3. How can we get a unique solution in linear equations in two variables when using the cross multiplication method?

We can get a unique solution in linear equations in two variables when using the cross multiplication method if a1/a2≠b1/b2  and the pair of linear equations in two variables are consistent. This means that when we write the solution by using the cross multiplication method, and the term below 1 is non-zero, the solution will be unique.

4. What is the Rule of 3 Method in Mathematics?
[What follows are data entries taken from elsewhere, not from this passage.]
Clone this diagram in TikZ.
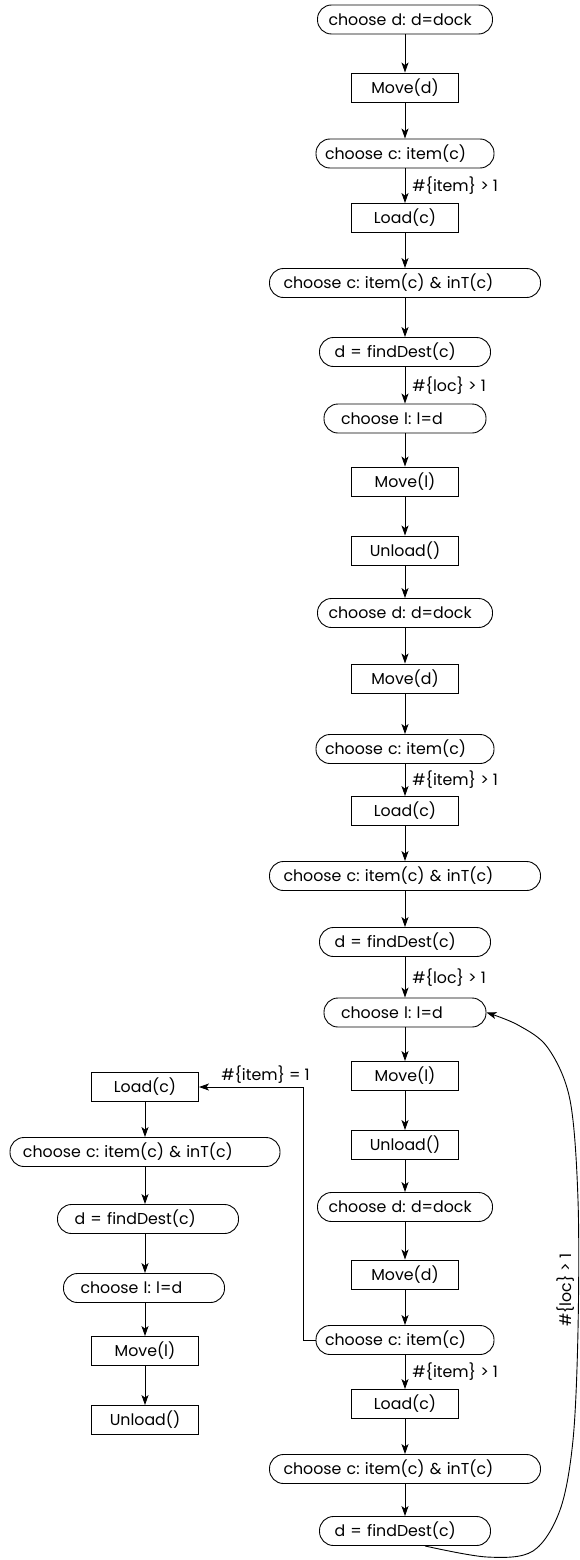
\documentclass[tikz,border=0pt]{standalone}
\usepackage{fontspec}
\setmainfont{Poppins}
\usetikzlibrary{arrows.meta,calc}
\frenchspacing
\begin{document}
\begin{tikzpicture}[x=1pt,y=-1pt,line width=0.9pt,
  >={Stealth[length=10pt,width=7pt,inset=2.5pt]},
  font=\fontsize{15.8}{18}\selectfont,
  sbox/.style={draw,rectangle,minimum width=107pt,minimum height=29pt,inner sep=0pt},
  rbox/.style 2 args={draw,rectangle,rounded corners=14pt,minimum height=29pt,inner ysep=0pt,
     inner xsep=#2pt,text width=#1pt,align=left},
  lbl/.style={right=7pt,inner sep=0pt},
  arr/.style={->}]
\useasboundingbox (0,0) rectangle (579,1560);
% main column
\node[rbox={153}{11}] (n1) at (405,19.5) {\mbox{choose d: d=dock}};
\node[sbox] (n2) at (405,87.5) {Move(d)};
\node[rbox={160}{9}] (n3) at (405,153.5) {\mbox{choose c: item(c)}};
\node[sbox] (n4) at (405,218) {Load(c)};
\node[rbox={243}{14}] (n5) at (405,283) {\mbox{choose c: item(c) \& inT(c)}};
\node[rbox={141}{15}] (n6) at (405,352) {\mbox{d = findDest(c)}};
\node[rbox={128}{17}] (n7) at (405,418.5) {\mbox{choose l: l=d}};
\node[sbox] (n8) at (405,481.5) {Move(l)};
\node[sbox] (n9) at (405,550.5) {Unload()};
\node[rbox={153}{11}] (n10) at (405,613) {\mbox{choose d: d=dock}};
\node[sbox] (n11) at (405,678.5) {Move(d)};
\node[rbox={160}{9}] (n12) at (405,749) {\mbox{choose c: item(c)}};
\node[sbox] (n13) at (405,811) {Load(c)};
\node[rbox={243}{14}] (n14) at (405,876) {\mbox{choose c: item(c) \& inT(c)}};
\node[rbox={141}{15}] (n15) at (405,942) {\mbox{d = findDest(c)}};
\node[rbox={128}{17}] (n16) at (405,1012.5) {\mbox{choose l: l=d}};
\node[sbox] (n17) at (405,1076) {Move(l)};
\node[sbox] (n18) at (405,1145) {Unload()};
\node[rbox={153}{11}] (n19) at (405,1207) {\mbox{choose d: d=dock}};
\node[sbox] (n20) at (405,1274.5) {Move(d)};
\node[rbox={160}{9}] (n21) at (405,1340) {\mbox{choose c: item(c)}};
\node[sbox] (n22) at (405,1404) {Load(c)};
\node[rbox={243}{14}] (n23) at (405,1469) {\mbox{choose c: item(c) \& inT(c)}};
\node[rbox={141}{15}] (n24) at (405,1531) {\mbox{d = findDest(c)}};
% left column
\node[sbox] (m1) at (145,1087) {Load(c)};
\node[rbox={244}{13}] (m2) at (145,1152) {\mbox{choose c: item(c) \& inT(c)}};
\node[rbox={147}{17}] (m3) at (148,1219) {\mbox{d = findDest(c)}};
\node[rbox={127}{17}] (m4) at (144,1288) {\mbox{choose l: l=d}};
\node[sbox] (m5) at (145,1351) {Move(l)};
\node[sbox] (m6) at (145,1420) {Unload()};
% main edges
\draw[arr] (n1) -- (n2);
\draw[arr] (n2) -- (n3);
\draw[arr] (n3) -- node[lbl]{\#\{item\} > 1} (n4);
\draw[arr] (n4) -- (n5);
\draw[arr] (n5) -- (n6);
\draw[arr] (n6) -- node[lbl]{\#\{loc\} > 1} (n7);
\draw[arr] (n7) -- (n8);
\draw[arr] (n8) -- (n9);
\draw[arr] (n9) -- (n10);
\draw[arr] (n10) -- (n11);
\draw[arr] (n11) -- (n12);
\draw[arr] (n12) -- node[lbl]{\#\{item\} > 1} (n13);
\draw[arr] (n13) -- (n14);
\draw[arr] (n14) -- (n15);
\draw[arr] (n15) -- node[lbl]{\#\{loc\} > 1} (n16);
\draw[arr] (n16) -- (n17);
\draw[arr] (n17) -- (n18);
\draw[arr] (n18) -- (n19);
\draw[arr] (n19) -- (n20);
\draw[arr] (n20) -- (n21);
\draw[arr] (n21) -- node[lbl]{\#\{item\} > 1} (n22);
\draw[arr] (n22) -- (n23);
\draw[arr] (n23) -- (n24);
% left edges
\draw[arr] (m1) -- (m2);
\draw[arr] (m2) -- (m1 |- m3.north);
\draw[arr] (m1 |- m3.south) -- (m1 |- m4.north);
\draw[arr] (m1 |- m4.south) -- (m5);
\draw[arr] (m5) -- (m6);
% item = 1 branch
\coordinate (k1) at (303,1340);
\draw[arr] (n21.west) -- (k1) |- node[pos=0.68,above=3pt,inner sep=0pt]{\#\{item\} = 1} (m1.east);
% loop back
\coordinate (cs) at ($(n24.south)+(20,0)$);
\draw[arr] plot[smooth,tension=0.55] coordinates {(cs) (487,1557) (533,1551) (560,1510) (573,1440) (578,1330) (578,1200) (570,1100) (548,1048) (518,1025) (n16.east)};
\node[rotate=90,inner sep=0pt] (lloc) at (566,1290) {\#\{loc\} > 1};
\end{tikzpicture}
\end{document}
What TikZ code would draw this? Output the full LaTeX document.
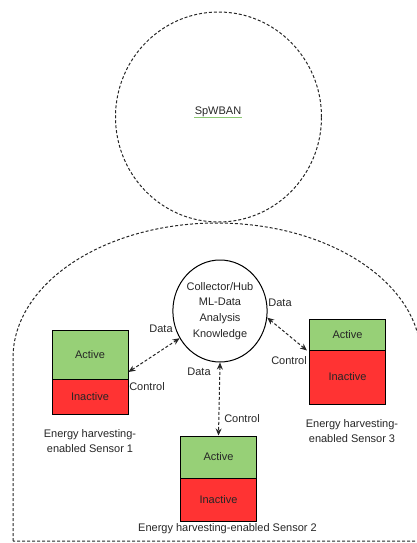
\documentclass[tikz,border=0pt]{standalone}
\usepackage{fontspec}
\setmainfont{Liberation Sans}
\usetikzlibrary{shapes.geometric,arrows.meta}
\definecolor{actgreen}{HTML}{97D077}
\definecolor{inactred}{HTML}{FF3333}
\definecolor{uline}{HTML}{8CC873}

\begin{document}
\begin{tikzpicture}[x=1pt,y=-1pt,
		every node/.style={font=\fontsize{11}{15.7}\selectfont, text=black!85},
		outline/.style={draw=black!85, line width=1pt, dash pattern=on 3pt off 2pt},
		link/.style={draw=black!85, line width=1pt, dash pattern=on 3pt off 2pt, {Stealth[length=7pt,width=6pt]}-{Stealth[length=7pt,width=6pt]}},
		state/.style={draw=black, line width=1pt, minimum width=76pt, inner sep=0pt}]
		\useasboundingbox (0,0) rectangle (416,543);
		\draw[outline] (13,541) -- (13,358) arc[start angle=180, end angle=0, x radius=204pt, y radius=135pt] -- (421,541) -- cycle;
		\draw[color=black, line width=1pt]
		node[ellipse,outline,minimum width=206pt,minimum height=210pt] (head) at (218.5,117){}
		node[inner sep=0pt] (title) at (218,112){SpWBAN}
		node[ellipse,draw=black,line width=1pt,minimum width=90pt,minimum height=102pt,inner sep=0pt,align=center] (hub) at (220,311){Collector/Hub\\ML-Data\\Analysis\\Knowledge}
		node[state,fill=actgreen,minimum height=49pt] (act1) at (90,354.5){Active}
		node[state,fill=inactred,minimum height=35pt] (inact1) at (90,396.5){Inactive}
		node[state,fill=actgreen,minimum height=42pt] (act2) at (218.5,457){Active}
		node[state,fill=inactred,minimum height=43pt] (inact2) at (218.5,499.5){Inactive}
		node[state,fill=actgreen,minimum height=31pt] (act3) at (347.5,334.5){Active}
		node[state,fill=inactred,minimum height=54pt] (inact3) at (347.5,377){Inactive}
		node[align=center,inner sep=0pt] (cap1) at (90,441){Energy harvesting-\\enabled Sensor 1}
		node[inner sep=0pt] (cap2) at (227.5,529){Energy harvesting-enabled Sensor 2}
		node[align=center,inner sep=0pt] (cap3) at (352,431){Energy harvesting-\\enabled Sensor 3}
		node[inner sep=0pt] (data1) at (161,329){Data}
		node[inner sep=0pt] (ctrl1) at (147,387){Control}
		node[inner sep=0pt] (data2) at (199,372){Data}
		node[inner sep=0pt] (ctrl2) at (242,419){Control}
		node[inner sep=0pt] (data3) at (280,303){Data}
		node[inner sep=0pt] (ctrl3) at (289,361){Control};
		\draw [draw=uline, line width=1pt] ([yshift=-3pt]title.base west) -- ([yshift=-3pt]title.base east);
		\draw [link] ([yshift=-17.5pt]act1.east) -- (hub.214);
		\draw [link] (hub.south) -- (act2.north);
		\draw [link] (hub.-8) -- ([xshift=-2pt]act3.south west);
\end{tikzpicture}
\end{document}
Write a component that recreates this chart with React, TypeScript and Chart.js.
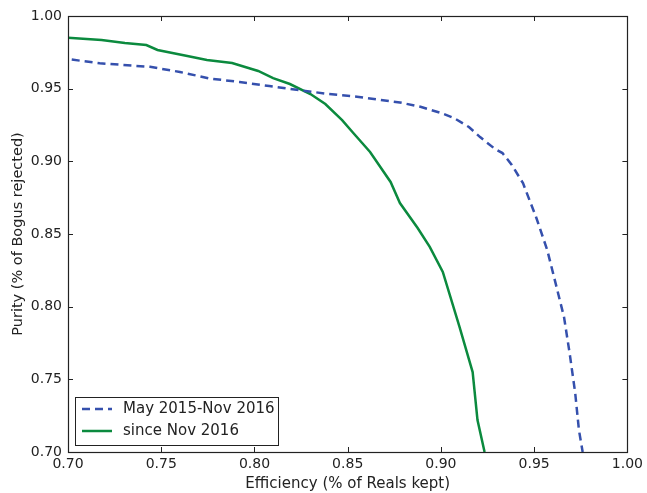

The rule of 3 in terms of mathematics is an operation that helps us in quickly solving both the direct and the inverse proportion word problems. If we have to use the rule of 3, we must have three values: two values that are proportional to each other and a third value. From here, we can determine the value of the fourth one.

In simpler terms, the rule of three is a mathematical method in which we can determine the solution depending on the proportions. The best example of this is the cross-multiplication method wherein we find the values of the unknown variables by writing them in proportion.

5. What do you mean by the cross-multiplication method?

The cross-multiplication method is explained as follows.

In elementary algebra and elementary arithmetic, when there is an equation given between two fractions or two irrational numbers, we can cross-multiply the two for either simplifying the equation or finding out the values of the unknown variables. This method is referred to as the method of cross-multiplication. Practically, this method of cross-multiplication means that we need to multiply the numerator of one or each side of the given fraction by the denominator of the other side of the fraction, in a way that the terms tend to cross over.